Qvale Mangusta

Qvale Mangusta Qvale Mangusta
Road Test

There's nothing wrong with Webster's dictionary that couldn't be fixed by including one six-letter word you hear quite a bit while operating a weird car. The word is "huhwha," it is usually posed as a question, and the context is thus:

"Say, man, what is this thing?"

"A Qvale Mangusta."

"Huhwha?"

It's an efficient little term capable of expressing (a) bafflement, (b) the urgent need for clarification, and (c) the concept that if you had only spent the dough on a Porsche, this conversation wouldn't be necessary. A few expert users include a Tennessee trooper in a Jeep Cherokee who slid alongside and asked if the Mangusta was a BMW Z8. Okay, so they all look the same to the fat end of a radar gun, but really!

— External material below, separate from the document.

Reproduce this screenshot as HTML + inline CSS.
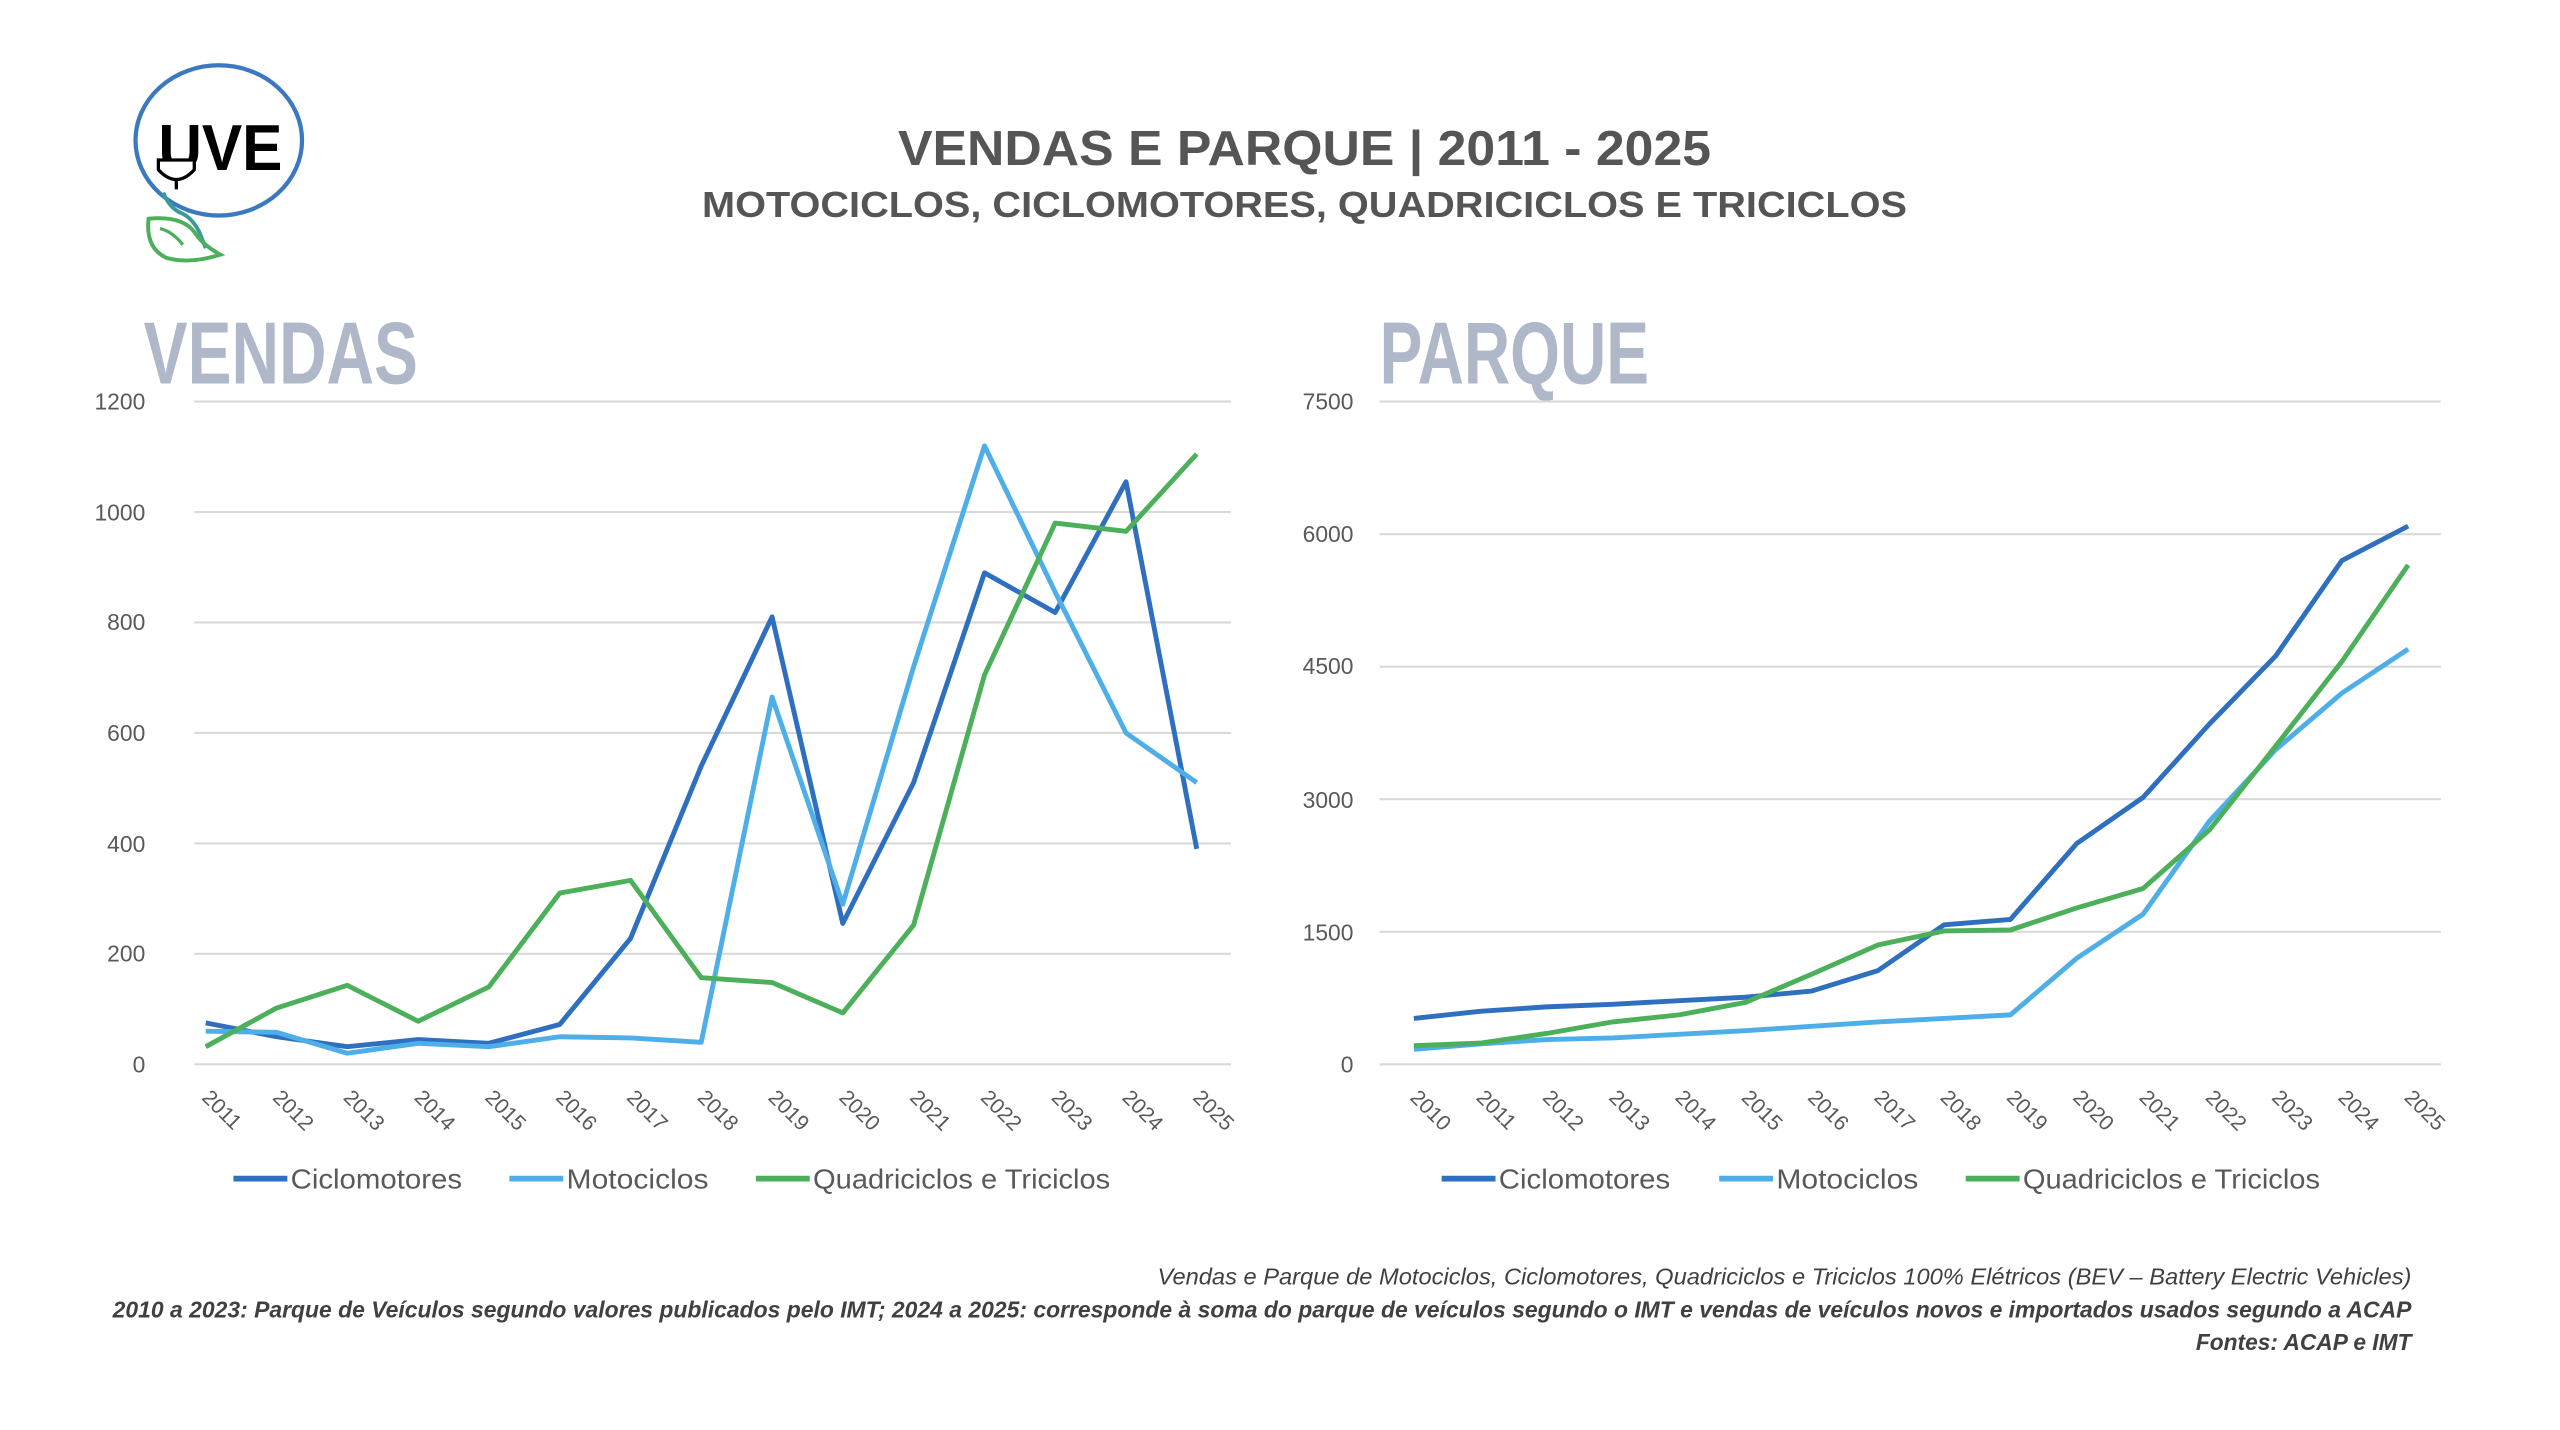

Later, at 70 mph on the freeway, a Georgia Cadillac driver who excitedly tried to press his door handles into the Mangusta's composite fenders wanted to know if Qvale is "Ford or GM?" Actually, that's a fair question in these days of global consolidation. The Mangusta is definitely more Ford than it is anything else familiar.

Alas, the Qvale isn't a Ford, even though it has a bone-stock Ford SVT Mustang Cobra V-8 under the hood. And it isn't a De Tomaso, either, although it was the last time it appeared in this magazine (May 2000). Before you say "huhwha?" -- it would be improper usage anyway -- let's briefly explain.

Alejandro de Tomaso, the Argentine ex-racer who sired the original 310 Mangusta coupes built between 1966 and 1972, unveiled a car at the 1996 Geneva auto show called the Bigua. Nobody blinked until March 1998, when a San Francisco car dealer named Kjell Qvale (pronounced "shell kah-vah-lee") agreed to pay for its development.

These two patriarchs go way back. Qvale was a Mangusta distributor in the 1960s and later imported Maserati Biturbos and Quattroportes during the dark years when de Tomaso owned the factory. Qvale also owned Jensen for a time and created the 1972-76 Jensen-Healey.

However, the families fell to squabbling over distribution and licensing issues. Just last March, Qvale and his son, Bruce, who manages the carbuilding enterprise, opted to go solo after having plied almost $30 million into the project. What they lost was the halo of de Tomaso's name. What they gained is the experience of hearing "huhwha?" wherever they go in their car, plus a very noteworthy address.

The new Qvale factory on the outskirts of Modena sits in the same broad valley between the Apennines and the Ligurian Alps that is to sports cars what Wisconsin is to butterfat. The Qvales figure people will view the Mangusta's $84,200 asking price more favorably if the car is screwed together in Enzo Ferrari's ZIP Code instead of an Oakland warehouse. Of course, the real challenge is convincing prospects that the Mangusta is more than just a rebodied Mustang and worth the $50,000 premium over a Cobra. Also, that it's a better choice than the similarly priced ragtops from Porsche, Jaguar, and Mercedes they'll have to walk past to get one.

Well, at least it's no rebodied Mustang. Look beyond the Mustang powertrain, the EPA-approved Mustang fuel system, the Mustang steering column, and the Mustang interior bits such as the gauges and switches, and the Mangusta is a bona fide Latin exotic.

For one thing, the lines of the roadster's three-layer molded resin body come from Marcello Gandini, a prominent resident of the aforementioned Italian valley whose doodle pad also produced the Lamborghini Miura and Countach. Note the Mangusta's canted rear-wheel arches, a Gandini trademark. Furthermore, the all-steel, 640-pound chassis is hand-welded from flat sheets and tubes by Vaccari & Bosi, the small Modenese firm that employs the same materials to make similarly constructed undercarriages for Ferrari, Maserati, and Lamborghini.

To some eyes, the Mangusta's high hood line, chunky rocker panels, and bulging fanny straddle it with a bit too much cellulite for a sports car. Closer inspection does reveal elegant details, including the delicate metal screens over the side scoops and taillights, the sculpted venturis in the side mirrors, and the four pipes jutting out the back.